Task requirements:
For this exercise, output only the lines between the "What D3.js code" line and the "d3.scaleLinear().domain([-0.1, 0.1]).range([869.7, 117.7]);" line, both of them included, and skip all pictures.

(Stored data entries)
—————

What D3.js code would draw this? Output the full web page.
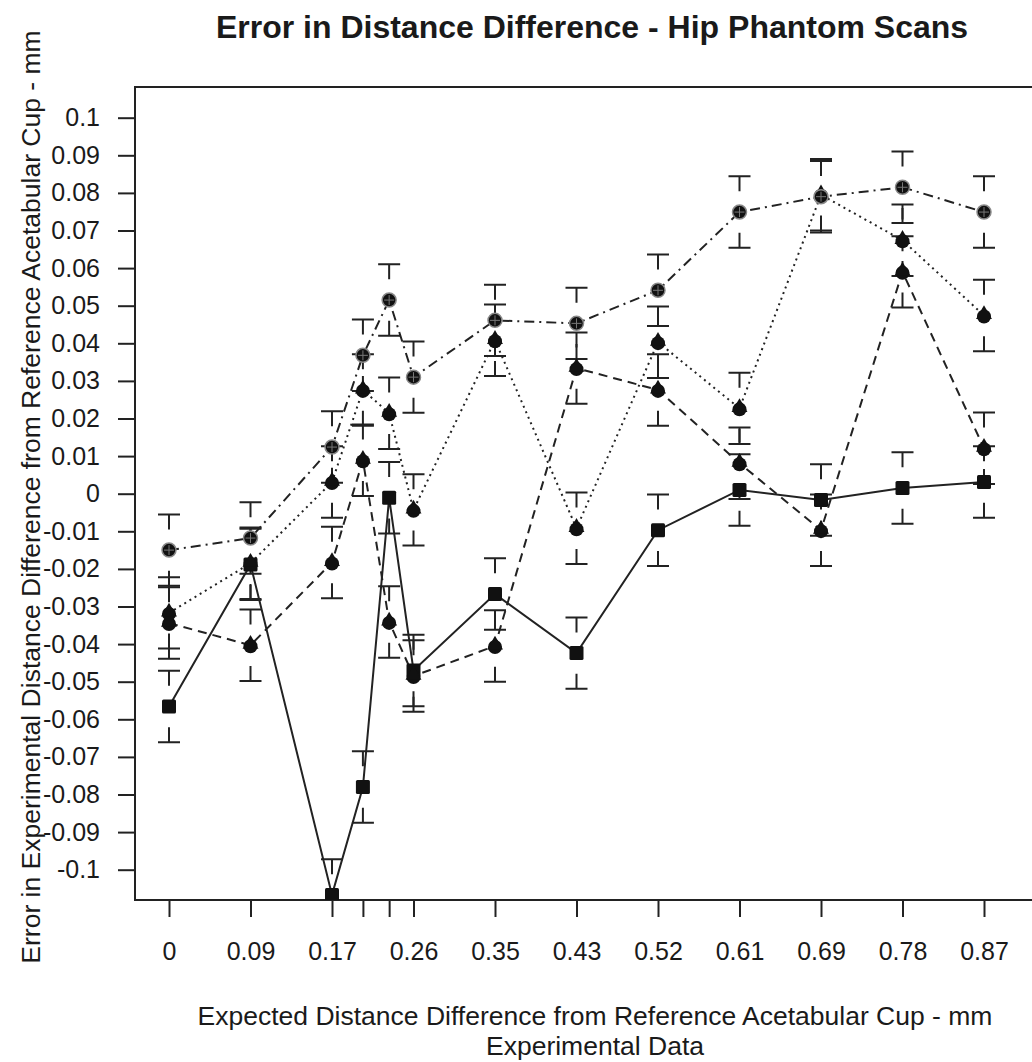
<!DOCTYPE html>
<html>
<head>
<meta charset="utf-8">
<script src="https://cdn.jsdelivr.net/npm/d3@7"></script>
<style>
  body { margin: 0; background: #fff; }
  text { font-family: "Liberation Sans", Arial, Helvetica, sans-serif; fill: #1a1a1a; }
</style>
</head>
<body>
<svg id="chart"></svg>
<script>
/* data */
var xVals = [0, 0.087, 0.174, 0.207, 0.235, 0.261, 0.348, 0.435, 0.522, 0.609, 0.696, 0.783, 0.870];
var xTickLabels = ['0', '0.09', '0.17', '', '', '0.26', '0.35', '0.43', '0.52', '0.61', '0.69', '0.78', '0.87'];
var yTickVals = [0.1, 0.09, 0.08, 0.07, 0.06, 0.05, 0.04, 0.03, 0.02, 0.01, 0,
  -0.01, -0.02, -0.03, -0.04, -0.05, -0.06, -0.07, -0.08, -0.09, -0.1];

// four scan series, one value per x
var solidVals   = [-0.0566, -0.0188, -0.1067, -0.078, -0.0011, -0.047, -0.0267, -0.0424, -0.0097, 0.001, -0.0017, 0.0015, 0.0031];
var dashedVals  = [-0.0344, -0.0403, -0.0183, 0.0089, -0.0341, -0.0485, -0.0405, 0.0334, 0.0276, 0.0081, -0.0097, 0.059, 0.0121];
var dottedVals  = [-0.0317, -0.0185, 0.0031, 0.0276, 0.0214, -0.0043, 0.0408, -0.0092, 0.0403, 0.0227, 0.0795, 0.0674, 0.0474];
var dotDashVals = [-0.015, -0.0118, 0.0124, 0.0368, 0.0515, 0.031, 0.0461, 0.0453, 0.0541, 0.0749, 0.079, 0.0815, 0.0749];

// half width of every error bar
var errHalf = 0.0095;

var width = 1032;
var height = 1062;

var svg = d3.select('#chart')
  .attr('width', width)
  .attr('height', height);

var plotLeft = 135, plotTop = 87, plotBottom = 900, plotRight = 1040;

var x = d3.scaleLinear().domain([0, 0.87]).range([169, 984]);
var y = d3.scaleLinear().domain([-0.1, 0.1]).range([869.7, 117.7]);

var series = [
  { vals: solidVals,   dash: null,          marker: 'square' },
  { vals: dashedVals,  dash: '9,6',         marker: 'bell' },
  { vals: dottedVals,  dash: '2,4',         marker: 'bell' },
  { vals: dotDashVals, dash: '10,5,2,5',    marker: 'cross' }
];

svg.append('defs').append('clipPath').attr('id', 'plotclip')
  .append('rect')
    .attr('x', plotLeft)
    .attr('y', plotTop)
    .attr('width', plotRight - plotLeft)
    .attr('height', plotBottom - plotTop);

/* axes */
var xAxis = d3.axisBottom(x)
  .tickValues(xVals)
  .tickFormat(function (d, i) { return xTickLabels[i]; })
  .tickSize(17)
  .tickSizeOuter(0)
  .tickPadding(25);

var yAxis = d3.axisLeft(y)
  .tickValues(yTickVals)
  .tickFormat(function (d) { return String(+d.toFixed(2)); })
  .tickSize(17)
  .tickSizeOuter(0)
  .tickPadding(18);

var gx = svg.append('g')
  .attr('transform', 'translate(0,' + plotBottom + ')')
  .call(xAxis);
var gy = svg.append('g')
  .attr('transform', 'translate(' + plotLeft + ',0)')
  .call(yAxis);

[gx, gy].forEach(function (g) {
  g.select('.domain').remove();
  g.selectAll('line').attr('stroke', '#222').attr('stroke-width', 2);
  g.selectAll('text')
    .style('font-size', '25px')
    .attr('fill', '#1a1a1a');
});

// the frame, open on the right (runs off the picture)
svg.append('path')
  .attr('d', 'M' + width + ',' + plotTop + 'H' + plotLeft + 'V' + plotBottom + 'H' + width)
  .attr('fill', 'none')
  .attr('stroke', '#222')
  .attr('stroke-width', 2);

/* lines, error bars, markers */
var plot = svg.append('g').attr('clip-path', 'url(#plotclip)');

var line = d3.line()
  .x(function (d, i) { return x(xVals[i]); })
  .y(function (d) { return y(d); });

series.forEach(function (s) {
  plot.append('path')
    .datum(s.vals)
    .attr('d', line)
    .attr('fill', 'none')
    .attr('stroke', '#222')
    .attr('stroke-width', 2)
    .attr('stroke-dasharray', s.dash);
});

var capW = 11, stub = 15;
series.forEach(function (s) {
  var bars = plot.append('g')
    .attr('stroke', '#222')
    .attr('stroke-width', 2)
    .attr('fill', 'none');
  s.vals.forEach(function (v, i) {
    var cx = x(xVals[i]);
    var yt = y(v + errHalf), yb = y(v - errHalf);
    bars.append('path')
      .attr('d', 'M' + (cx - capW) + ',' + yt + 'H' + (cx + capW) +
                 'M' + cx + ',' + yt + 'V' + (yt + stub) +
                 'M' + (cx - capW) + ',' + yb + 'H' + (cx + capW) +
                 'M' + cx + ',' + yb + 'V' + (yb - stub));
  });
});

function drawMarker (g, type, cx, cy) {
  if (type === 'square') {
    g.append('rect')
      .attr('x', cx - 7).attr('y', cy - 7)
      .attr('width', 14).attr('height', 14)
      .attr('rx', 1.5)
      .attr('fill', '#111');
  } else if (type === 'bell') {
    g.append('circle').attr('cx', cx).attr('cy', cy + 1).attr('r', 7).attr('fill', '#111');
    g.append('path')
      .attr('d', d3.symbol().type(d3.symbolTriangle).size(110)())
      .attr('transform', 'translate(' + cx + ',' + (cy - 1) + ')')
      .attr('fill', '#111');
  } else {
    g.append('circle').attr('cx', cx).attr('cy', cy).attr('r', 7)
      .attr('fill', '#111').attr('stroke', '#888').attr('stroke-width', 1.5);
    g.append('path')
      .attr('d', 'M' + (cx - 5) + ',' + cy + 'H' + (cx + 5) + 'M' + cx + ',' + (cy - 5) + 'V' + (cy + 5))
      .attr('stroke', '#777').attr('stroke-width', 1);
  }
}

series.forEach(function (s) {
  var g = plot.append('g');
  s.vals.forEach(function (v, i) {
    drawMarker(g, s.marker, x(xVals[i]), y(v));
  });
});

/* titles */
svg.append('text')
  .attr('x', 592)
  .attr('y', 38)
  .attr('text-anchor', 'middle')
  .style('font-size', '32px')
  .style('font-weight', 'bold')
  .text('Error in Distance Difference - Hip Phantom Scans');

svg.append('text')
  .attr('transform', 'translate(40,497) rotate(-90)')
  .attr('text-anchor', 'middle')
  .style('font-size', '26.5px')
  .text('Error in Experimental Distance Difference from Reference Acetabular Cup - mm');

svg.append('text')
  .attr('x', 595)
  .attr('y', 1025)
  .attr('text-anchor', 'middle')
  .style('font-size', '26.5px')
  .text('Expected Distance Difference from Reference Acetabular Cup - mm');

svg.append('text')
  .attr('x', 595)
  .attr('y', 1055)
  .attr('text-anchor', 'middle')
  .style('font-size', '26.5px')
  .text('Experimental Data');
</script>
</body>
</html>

—————

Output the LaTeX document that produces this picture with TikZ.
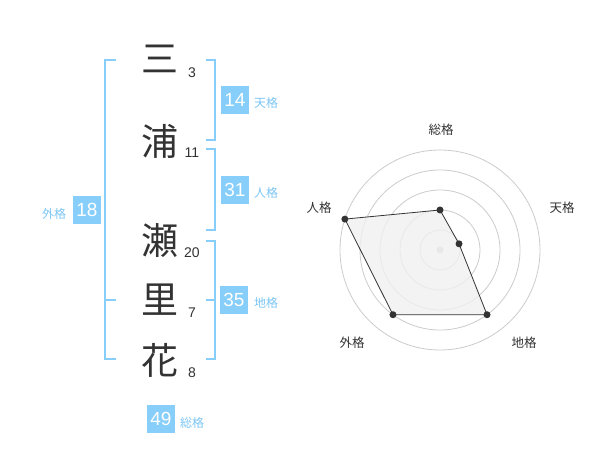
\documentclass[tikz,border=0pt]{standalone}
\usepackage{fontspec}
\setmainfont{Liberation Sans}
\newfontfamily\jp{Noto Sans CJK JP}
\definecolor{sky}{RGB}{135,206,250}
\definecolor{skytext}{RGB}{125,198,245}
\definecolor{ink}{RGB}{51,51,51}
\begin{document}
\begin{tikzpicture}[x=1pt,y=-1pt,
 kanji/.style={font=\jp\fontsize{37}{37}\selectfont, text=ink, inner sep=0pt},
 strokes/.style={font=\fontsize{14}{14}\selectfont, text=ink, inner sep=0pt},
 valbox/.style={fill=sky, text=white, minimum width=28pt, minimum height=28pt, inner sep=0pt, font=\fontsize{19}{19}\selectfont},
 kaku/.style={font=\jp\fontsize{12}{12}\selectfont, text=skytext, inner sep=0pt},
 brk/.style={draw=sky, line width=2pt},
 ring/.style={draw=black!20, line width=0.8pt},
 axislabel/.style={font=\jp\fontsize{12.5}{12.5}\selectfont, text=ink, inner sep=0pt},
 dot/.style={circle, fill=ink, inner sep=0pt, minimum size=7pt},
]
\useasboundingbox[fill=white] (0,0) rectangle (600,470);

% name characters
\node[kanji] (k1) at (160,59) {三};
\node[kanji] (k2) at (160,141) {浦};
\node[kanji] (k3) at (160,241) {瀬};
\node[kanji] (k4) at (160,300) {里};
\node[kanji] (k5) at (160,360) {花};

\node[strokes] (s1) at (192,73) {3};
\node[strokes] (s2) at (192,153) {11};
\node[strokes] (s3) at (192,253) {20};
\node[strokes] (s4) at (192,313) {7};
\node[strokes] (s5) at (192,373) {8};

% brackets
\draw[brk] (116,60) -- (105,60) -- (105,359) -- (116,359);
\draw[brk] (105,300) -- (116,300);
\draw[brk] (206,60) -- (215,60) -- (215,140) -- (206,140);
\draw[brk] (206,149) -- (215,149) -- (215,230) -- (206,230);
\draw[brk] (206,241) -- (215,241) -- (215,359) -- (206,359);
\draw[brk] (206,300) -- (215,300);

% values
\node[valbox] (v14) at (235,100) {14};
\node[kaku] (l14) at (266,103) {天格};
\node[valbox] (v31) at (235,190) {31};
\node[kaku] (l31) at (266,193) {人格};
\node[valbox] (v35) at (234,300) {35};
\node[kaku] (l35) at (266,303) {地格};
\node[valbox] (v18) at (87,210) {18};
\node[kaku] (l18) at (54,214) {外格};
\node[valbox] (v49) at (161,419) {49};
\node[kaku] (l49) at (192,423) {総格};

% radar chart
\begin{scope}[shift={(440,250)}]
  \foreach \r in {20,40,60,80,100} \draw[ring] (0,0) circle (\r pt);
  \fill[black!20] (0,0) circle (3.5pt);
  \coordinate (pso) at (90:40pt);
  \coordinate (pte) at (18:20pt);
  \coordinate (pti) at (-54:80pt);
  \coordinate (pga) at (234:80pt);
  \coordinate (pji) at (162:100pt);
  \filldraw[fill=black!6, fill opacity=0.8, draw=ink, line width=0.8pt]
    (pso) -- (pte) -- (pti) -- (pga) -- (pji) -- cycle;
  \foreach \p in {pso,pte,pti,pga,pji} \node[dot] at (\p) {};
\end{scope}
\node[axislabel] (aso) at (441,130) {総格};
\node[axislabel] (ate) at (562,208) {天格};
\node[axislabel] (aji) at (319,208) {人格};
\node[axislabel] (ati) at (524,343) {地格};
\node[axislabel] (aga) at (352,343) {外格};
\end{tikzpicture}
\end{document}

—————

The response:
What D3.js code would draw this? Output the full web page.
<!DOCTYPE html>
<html>
<head>
<meta charset="utf-8">
<script src="https://cdn.jsdelivr.net/npm/d3@7"></script>
<style>
  body { margin: 0; background: #fff; }
  text { font-family: "Liberation Sans", Arial, Helvetica, sans-serif; fill: #1a1a1a; }
</style>
</head>
<body>
<svg id="chart"></svg>
<script>
/* data */
var xVals = [0, 0.087, 0.174, 0.207, 0.235, 0.261, 0.348, 0.435, 0.522, 0.609, 0.696, 0.783, 0.870];
var xTickLabels = ['0', '0.09', '0.17', '', '', '0.26', '0.35', '0.43', '0.52', '0.61', '0.69', '0.78', '0.87'];
var yTickVals = [0.1, 0.09, 0.08, 0.07, 0.06, 0.05, 0.04, 0.03, 0.02, 0.01, 0,
  -0.01, -0.02, -0.03, -0.04, -0.05, -0.06, -0.07, -0.08, -0.09, -0.1];

// four scan series, one value per x
var solidVals   = [-0.0566, -0.0188, -0.1067, -0.078, -0.0011, -0.047, -0.0267, -0.0424, -0.0097, 0.001, -0.0017, 0.0015, 0.0031];
var dashedVals  = [-0.0344, -0.0403, -0.0183, 0.0089, -0.0341, -0.0485, -0.0405, 0.0334, 0.0276, 0.0081, -0.0097, 0.059, 0.0121];
var dottedVals  = [-0.0317, -0.0185, 0.0031, 0.0276, 0.0214, -0.0043, 0.0408, -0.0092, 0.0403, 0.0227, 0.0795, 0.0674, 0.0474];
var dotDashVals = [-0.015, -0.0118, 0.0124, 0.0368, 0.0515, 0.031, 0.0461, 0.0453, 0.0541, 0.0749, 0.079, 0.0815, 0.0749];

// half width of every error bar
var errHalf = 0.0095;

var width = 1032;
var height = 1062;

var svg = d3.select('#chart')
  .attr('width', width)
  .attr('height', height);

var plotLeft = 135, plotTop = 87, plotBottom = 900, plotRight = 1040;

var x = d3.scaleLinear().domain([0, 0.87]).range([169, 984]);
var y = d3.scaleLinear().domain([-0.1, 0.1]).range([869.7, 117.7]);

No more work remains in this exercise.